The Cheerleaders was notorious in the early-to-mid nineteen-seventies for being about as close to hardcore porn as a comedy could get without committing to such scenes, and it ran into a lot of trouble in its day with censors and authorities demanding cuts to its running time to tone down the activities it depicted. It was not until its release on DVD that most interested viewers could see what they had been missing, by which time it was a relic of a bygone age, with the actresses sporting the natural look and stretching the definition of the term "actresses" in their flat line readings and obviously solely hired to disrobe for the camera.
Most of them, and their male counterparts, were never heard from again, and after adopting pseudonyms for their roles it was no surprise that they were difficult to identify so long after the fact (where are you, Richard Meatwhistle? On second thoughts, don't answer that). Therefore unless you wished to hire a private detective, all you would know about the players here was what you saw on the screen, which added a layer of mystery to the nostalgia making it more potent than simply watching a bunch of famous faces going through the motions.

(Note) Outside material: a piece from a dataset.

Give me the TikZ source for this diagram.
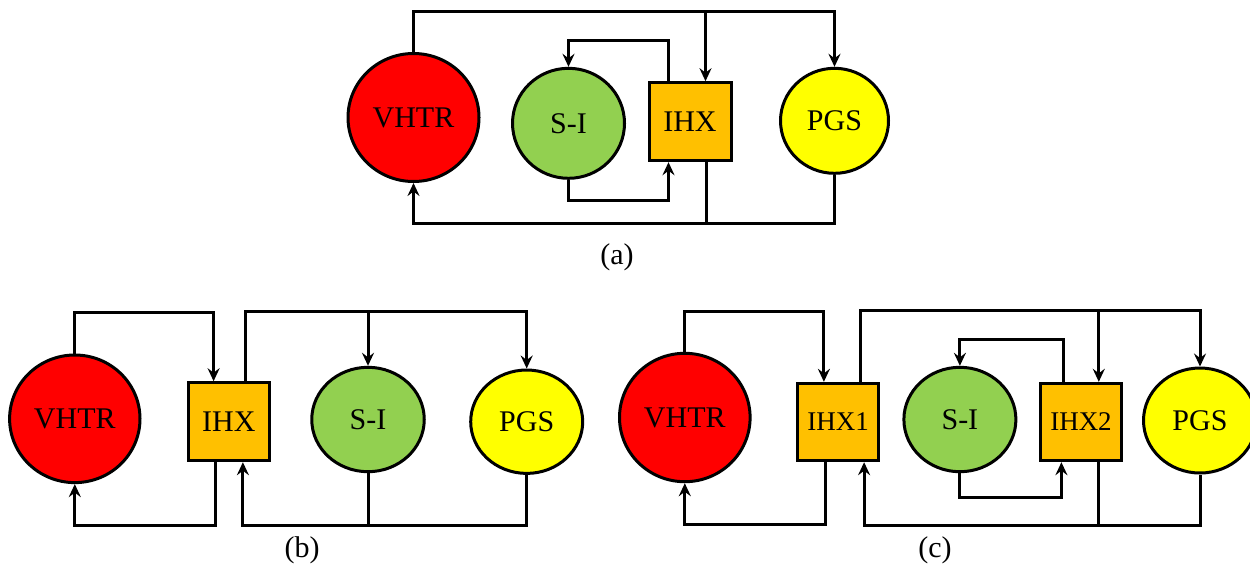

They were no comedians, that was for sure, practically delivering their supposedly amusing lines with admirable restraint given they were patently trying not to wink at the camera and say "geddit?" at every double entendre, of which there were as many as the screenwriters (four of them!) could conjure up.
That screenplay was curiously fond of rhyming slang, not of the Cockney variety but simply matching words in the dialogue, suggesting what the characters would truly like to do was get down to the business of penning saucy limericks more than anything else. The anything else they did get on with was what gives the impression that this decade, more than any other, was utterly obsessed with sex almost to the exclusion of all, and to an extent you could understand why that was the case as the newly liberated Western world was adding that to the mix in everything from their advertising to their comedy to their debates to, well their adult entertainment: the genie was out of the bottle and material like The Cheerleaders was set to cash in with enthusiasm.
The plot hardly mattered, all you needed to know was there were six cheerleaders and five were mightily keen on the pleasures of the flesh, while heroine Jeannie was a sad virgin who wanted fulfilment but was continually thwarted, so much so that she was the subject of a bet she would not lose her maidenhood before the completion of the football season. In the meantime, the other thing these young ladies were keen on was cheerleading, you could tell because like cartoon characters they sported the same red and white outfits throughout the movie no matter what they were doing, fuelling the peculiarly American obsession where the participants in dancing about and chanting as the game continues were seemingly more than just the icing on the cake, they were a major distraction, here to the point of eclipsing the players. This culminates in a misguided orgy with their own team before the big day, exhausting the boys, so drastic action must be taken of a type that the following decade would make foolhardy to say the least. Sleazily naive. Music by David Herman.